The world's largest home improvement retailer said net income was $710 million, or 30 cents per share, up from $465 million, or 20 cents per share, in the same period of 2000.
Analysts surveyed by Thomson Financial/First Call had expected Home Depot to earn 28 cents per share.
Sales rose 29 percent to $13.5 billion, helped by a 14th week in the fourth-quarter, which ended this month. The seven extra days added $880 million in sales and boosted per-share earnings by 3 cents, the Atlanta-based company said.
For the full year, net income was a record $3 billion, or $1.29 per share, up 15 percent from $2.6 billion, or $1.10 a share, in the 2000 fiscal year.

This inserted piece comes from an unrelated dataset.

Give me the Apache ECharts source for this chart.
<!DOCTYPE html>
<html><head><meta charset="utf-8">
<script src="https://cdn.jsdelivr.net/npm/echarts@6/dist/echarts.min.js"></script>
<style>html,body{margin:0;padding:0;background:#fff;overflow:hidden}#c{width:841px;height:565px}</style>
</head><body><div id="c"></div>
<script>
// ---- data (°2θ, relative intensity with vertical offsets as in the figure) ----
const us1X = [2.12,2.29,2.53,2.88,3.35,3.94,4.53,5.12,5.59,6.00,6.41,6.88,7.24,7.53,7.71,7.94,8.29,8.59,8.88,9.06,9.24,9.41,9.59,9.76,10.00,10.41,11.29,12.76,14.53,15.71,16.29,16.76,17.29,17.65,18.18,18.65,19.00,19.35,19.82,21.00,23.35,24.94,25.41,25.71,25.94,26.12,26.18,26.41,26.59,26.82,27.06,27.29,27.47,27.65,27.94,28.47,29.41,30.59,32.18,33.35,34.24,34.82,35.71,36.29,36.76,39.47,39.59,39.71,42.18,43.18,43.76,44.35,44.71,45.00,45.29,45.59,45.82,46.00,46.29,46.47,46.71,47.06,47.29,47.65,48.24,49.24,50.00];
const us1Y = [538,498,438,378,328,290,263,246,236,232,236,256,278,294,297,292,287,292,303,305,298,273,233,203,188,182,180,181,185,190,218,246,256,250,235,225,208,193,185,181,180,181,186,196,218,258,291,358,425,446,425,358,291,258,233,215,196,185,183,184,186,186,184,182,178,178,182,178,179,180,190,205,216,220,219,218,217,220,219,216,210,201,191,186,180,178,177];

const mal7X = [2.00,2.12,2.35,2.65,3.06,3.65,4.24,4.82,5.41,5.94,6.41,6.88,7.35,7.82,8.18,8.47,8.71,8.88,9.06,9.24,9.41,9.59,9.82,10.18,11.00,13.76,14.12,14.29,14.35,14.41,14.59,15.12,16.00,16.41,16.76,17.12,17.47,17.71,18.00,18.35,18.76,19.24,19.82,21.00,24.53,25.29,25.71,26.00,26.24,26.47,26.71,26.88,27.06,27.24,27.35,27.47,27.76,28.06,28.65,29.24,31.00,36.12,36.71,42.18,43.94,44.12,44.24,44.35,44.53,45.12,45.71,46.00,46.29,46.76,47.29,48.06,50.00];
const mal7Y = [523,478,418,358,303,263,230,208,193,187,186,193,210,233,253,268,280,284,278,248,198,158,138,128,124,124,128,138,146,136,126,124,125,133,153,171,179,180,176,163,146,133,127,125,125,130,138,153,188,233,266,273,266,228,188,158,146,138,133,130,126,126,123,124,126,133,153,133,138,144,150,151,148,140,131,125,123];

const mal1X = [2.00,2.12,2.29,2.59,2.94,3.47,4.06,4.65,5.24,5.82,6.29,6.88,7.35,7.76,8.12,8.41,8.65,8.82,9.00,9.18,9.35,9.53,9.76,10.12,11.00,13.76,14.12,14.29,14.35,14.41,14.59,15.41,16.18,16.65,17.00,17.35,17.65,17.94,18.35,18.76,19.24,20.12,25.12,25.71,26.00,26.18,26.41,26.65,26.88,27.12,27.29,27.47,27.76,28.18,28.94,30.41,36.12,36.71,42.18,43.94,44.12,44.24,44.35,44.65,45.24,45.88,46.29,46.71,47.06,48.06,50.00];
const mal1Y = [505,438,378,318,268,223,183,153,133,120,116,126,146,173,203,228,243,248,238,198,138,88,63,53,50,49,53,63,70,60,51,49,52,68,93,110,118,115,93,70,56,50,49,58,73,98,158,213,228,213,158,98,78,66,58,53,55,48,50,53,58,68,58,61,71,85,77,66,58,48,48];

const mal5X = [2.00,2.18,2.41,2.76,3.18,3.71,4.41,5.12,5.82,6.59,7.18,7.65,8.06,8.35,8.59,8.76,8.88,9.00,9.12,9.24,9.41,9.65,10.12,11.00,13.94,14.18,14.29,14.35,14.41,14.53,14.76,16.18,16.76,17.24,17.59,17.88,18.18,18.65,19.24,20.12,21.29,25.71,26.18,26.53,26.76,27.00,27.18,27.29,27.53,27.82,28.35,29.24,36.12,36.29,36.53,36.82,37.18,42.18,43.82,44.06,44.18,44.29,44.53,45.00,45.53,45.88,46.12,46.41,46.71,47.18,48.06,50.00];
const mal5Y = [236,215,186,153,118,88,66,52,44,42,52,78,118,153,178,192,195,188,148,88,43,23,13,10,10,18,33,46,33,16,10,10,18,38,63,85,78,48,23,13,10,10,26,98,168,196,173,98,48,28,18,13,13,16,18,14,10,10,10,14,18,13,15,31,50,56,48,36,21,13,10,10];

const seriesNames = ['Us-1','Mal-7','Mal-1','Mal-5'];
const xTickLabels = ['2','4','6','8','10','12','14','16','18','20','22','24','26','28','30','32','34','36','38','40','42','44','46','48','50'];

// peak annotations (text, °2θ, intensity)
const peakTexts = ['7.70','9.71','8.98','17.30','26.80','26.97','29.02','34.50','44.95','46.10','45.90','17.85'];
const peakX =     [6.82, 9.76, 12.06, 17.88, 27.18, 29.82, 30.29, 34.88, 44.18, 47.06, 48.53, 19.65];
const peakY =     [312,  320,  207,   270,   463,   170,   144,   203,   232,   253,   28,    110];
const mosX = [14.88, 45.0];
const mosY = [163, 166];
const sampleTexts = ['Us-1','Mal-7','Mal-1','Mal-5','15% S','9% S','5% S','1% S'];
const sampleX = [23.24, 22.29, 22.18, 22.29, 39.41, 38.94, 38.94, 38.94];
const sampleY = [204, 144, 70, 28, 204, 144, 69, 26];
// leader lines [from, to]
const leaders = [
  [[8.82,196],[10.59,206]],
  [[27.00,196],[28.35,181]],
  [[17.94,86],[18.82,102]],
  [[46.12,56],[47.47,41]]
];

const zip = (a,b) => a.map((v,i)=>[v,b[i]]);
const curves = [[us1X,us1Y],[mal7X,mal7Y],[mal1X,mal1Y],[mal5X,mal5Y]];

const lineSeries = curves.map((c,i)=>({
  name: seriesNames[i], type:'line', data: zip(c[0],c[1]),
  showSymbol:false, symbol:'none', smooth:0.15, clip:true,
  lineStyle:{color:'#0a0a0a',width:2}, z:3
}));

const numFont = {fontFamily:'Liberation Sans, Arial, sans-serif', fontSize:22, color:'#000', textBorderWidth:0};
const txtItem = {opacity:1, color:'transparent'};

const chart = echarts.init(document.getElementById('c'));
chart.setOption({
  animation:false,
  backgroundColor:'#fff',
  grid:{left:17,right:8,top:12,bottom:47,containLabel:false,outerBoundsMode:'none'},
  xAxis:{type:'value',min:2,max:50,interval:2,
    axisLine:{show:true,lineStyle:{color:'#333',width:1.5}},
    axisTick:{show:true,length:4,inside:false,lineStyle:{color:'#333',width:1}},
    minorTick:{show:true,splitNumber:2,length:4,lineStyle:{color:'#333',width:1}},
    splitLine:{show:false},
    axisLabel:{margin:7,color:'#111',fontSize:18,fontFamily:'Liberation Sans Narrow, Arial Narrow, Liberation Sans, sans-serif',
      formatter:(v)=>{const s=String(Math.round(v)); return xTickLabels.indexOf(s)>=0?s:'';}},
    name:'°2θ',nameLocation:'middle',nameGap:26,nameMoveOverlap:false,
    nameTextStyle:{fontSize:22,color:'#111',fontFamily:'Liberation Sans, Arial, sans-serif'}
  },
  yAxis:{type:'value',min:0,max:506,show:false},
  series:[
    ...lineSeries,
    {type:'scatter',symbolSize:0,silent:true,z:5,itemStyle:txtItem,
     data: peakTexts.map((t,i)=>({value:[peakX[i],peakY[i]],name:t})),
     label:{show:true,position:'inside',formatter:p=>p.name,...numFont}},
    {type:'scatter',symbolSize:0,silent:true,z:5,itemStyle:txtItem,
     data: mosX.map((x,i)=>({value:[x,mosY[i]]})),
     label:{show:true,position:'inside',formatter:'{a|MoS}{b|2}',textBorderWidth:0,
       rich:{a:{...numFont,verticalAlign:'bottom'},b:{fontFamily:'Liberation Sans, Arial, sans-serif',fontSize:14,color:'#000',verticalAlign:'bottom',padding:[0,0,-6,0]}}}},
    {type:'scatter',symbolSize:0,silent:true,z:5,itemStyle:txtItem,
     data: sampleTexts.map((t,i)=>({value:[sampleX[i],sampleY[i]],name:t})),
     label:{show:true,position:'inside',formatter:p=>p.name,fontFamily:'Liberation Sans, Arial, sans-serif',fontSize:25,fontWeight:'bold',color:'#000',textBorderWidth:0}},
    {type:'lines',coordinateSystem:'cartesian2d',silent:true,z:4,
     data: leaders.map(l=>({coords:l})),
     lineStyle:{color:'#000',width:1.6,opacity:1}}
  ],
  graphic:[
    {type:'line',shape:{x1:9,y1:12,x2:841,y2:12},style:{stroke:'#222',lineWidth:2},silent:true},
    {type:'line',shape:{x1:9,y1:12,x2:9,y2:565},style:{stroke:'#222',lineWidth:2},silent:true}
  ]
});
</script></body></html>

Revenue rose to $53.6 billion versus $45.7 billion a year ago, although sales at stores open at least a year were flat. Home Depot said customer transactions topped 1 billion for the first time in the 2001 fiscal year.
"In the face of the daunting events of Sept. 11, the 250,000 associates of The Home Depot delivered on our promise of increased performance," said Robert Nardelli, Home Depot's chairman, president and chief executive. "We said throughout the year we would stay on strategy and we did."

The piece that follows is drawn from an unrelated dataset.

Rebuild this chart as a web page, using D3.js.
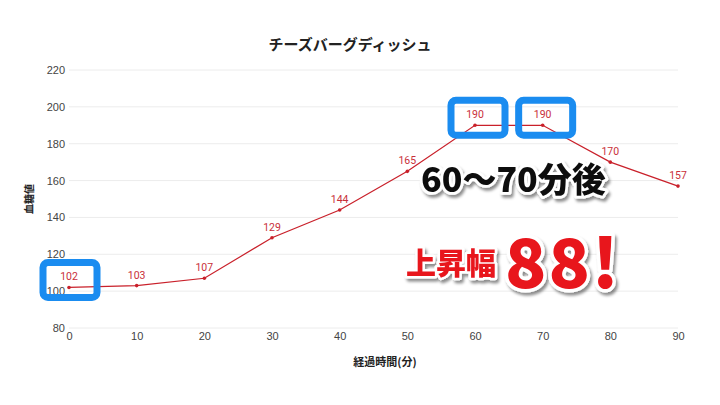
<!DOCTYPE html>
<html>
<head>
<meta charset="utf-8">
<script src="https://cdn.jsdelivr.net/npm/d3@7"></script>
<style>
  body { margin: 0; background: #fff; }
  svg { display: block; font-family: "Noto Sans CJK JP", "Noto Sans", Roboto, sans-serif; }
</style>
</head>
<body>
<div id="chart"></div>
<script>
// data
const minutes = [0, 10, 20, 30, 40, 50, 60, 70, 80, 90];
const glucose = [102, 103, 107, 129, 144, 165, 190, 190, 170, 157];
const yTicks = [80, 100, 120, 140, 160, 180, 200, 220];
const highlighted = [0, 60, 70]; // minutes with a blue box

const width = 720;
const height = 405;
const margin = { top: 70, right: 42, bottom: 77, left: 69 };

const svg = d3.select("#chart").append("svg")
  .attr("width", width)
  .attr("height", height);

const x = d3.scaleLinear().domain([0, 90]).range([margin.left, width - margin.right]);
const y = d3.scaleLinear().domain([80, 220]).range([height - margin.bottom, margin.top]);

// gridlines
svg.append("g")
  .selectAll("line")
  .data(yTicks)
  .join("line")
  .attr("x1", margin.left)
  .attr("x2", width - margin.right)
  .attr("y1", d => y(d))
  .attr("y2", d => y(d))
  .attr("stroke", "#ececec")
  .attr("stroke-width", 1);

// y axis labels
const yAxis = svg.append("g")
  .attr("transform", `translate(${margin.left},0)`)
  .call(d3.axisLeft(y).tickValues(yTicks).tickSize(0).tickPadding(4));
yAxis.select(".domain").remove();
yAxis.selectAll("text").attr("fill", "#444").attr("font-size", 11).attr("font-family", "Liberation Sans, sans-serif");

// x axis labels
const xAxis = svg.append("g")
  .attr("transform", `translate(0,${height - margin.bottom})`)
  .call(d3.axisBottom(x).tickValues(minutes).tickSize(0).tickPadding(4));
xAxis.select(".domain").remove();
xAxis.selectAll("text").attr("fill", "#444").attr("font-size", 11).attr("font-family", "Liberation Sans, sans-serif");

// titles
svg.append("text")
  .attr("x", 350).attr("y", 50)
  .attr("text-anchor", "middle")
  .attr("font-size", 15).attr("font-weight", "bold").attr("fill", "#222")
  .text("チーズバーグディッシュ");

svg.append("text")
  .attr("transform", `translate(33,${y(150)}) rotate(-90)`)
  .attr("text-anchor", "middle")
  .attr("font-size", 10).attr("font-weight", "bold").attr("fill", "#222")
  .text("血糖値");

svg.append("text")
  .attr("x", 385).attr("y", 366)
  .attr("text-anchor", "middle")
  .attr("font-size", 11).attr("font-weight", "bold").attr("fill", "#222")
  .text("経過時間(分)");

// line
const points = minutes.map((m, i) => ({ m, v: glucose[i] }));
svg.append("path")
  .datum(points)
  .attr("fill", "none")
  .attr("stroke", "#c9202a")
  .attr("stroke-width", 1.2)
  .attr("d", d3.line().x(d => x(d.m)).y(d => y(d.v)));

svg.append("g")
  .selectAll("circle")
  .data(points)
  .join("circle")
  .attr("cx", d => x(d.m))
  .attr("cy", d => y(d.v))
  .attr("r", 1.8)
  .attr("fill", "#c9202a");

svg.append("g")
  .selectAll("text")
  .data(points)
  .join("text")
  .attr("x", d => x(d.m))
  .attr("y", d => y(d.v) - 7)
  .attr("text-anchor", "middle")
  .attr("font-size", 10.5)
  .attr("font-family", "Roboto, sans-serif")
  .attr("fill", "#c9303a")
  .text(d => d.v);

// blue highlight boxes
svg.append("g")
  .selectAll("rect")
  .data(points.filter(d => highlighted.includes(d.m)))
  .join("rect")
  .attr("x", d => x(d.m) - 26 + (d.m === 0 ? 0 : 2))
  .attr("y", d => y(d.v) - 25)
  .attr("width", 54)
  .attr("height", 35)
  .attr("rx", 5)
  .attr("fill", "none")
  .attr("stroke", "#1a8cf0")
  .attr("stroke-width", 7);

// annotations
const shadow = svg.append("defs").append("filter").attr("id", "shadow")
  .attr("x", "-10%").attr("y", "-10%").attr("width", "130%").attr("height", "140%");
shadow.append("feDropShadow").attr("dx", 2).attr("dy", 3).attr("stdDeviation", 1.5)
  .attr("flood-color", "#000").attr("flood-opacity", 0.45);

function outlined(xp, yp, size, fill, txt, spacing) {
  svg.append("text")
    .attr("x", xp).attr("y", yp)
    .attr("font-size", size).attr("font-weight", 900)
    .attr("letter-spacing", spacing || 0)
    .attr("fill", fill)
    .attr("stroke", "#fff").attr("stroke-width", Math.min(size / 6, 7))
    .attr("stroke-linejoin", "round")
    .attr("paint-order", "stroke")
    .attr("filter", "url(#shadow)")
    .text(txt);
}

outlined(421, 192, 34, "#111", "60〜70分後");
outlined(406, 274, 30, "#e8141c", "上昇幅");
outlined(505, 288, 68, "#e8141c", "88!", 2);
</script>
</body>
</html>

Looking ahead, the company said it will meet analysts' expectation of 32 cents per share profit in the first quarter.
Nardelli affirmed the company's plan to increase sales 15 percent to 18 percent through 2004, with earnings growing 18 percent to 20 percent as managers wring further savings from the operation.
Shares of Home Depot, one of the 30 Dow industrial stocks, fell more than 2 percent in morning trading, but recovered some ground later. The shares closed at $51.51 a share, down 56 cents a share in trading Tuesday on the New York Stock Exchange.
Nardelli said the results reflect "a growing ability at Home Depot to perform well in a variety of economic climates."
The company centralized its merchandise buying during the quarter, which it expects to further reduce costs, and successfully reduced its inventory. Home Depot also reduced its long-term debt and ended the fiscal year with $2.5 billion cash.
"Most every financial metric you could look at showed solid progress," said Steve Roorda, an analyst with American Express Financial Advisers in Minneapolis, who raised his 2002 earnings forecast on the company by 6 cents to $1.58. "The balance sheet was just outstanding."
In a nod to the Enron scandal, Home Depot's chief financial officer, Carol Tome, told analysts on a conference call that Home Depot uses off-balance sheet transactions only to finance about 20 percent of the company's real estate deals.
Enron's collapse began when investors learned about the company's use of such transactions to stash debt and boost reported profits.
Home Depot opened 204 stores in fiscal 2000, including 43 in the fourth quarter. There are 1,333 Home Depot stores.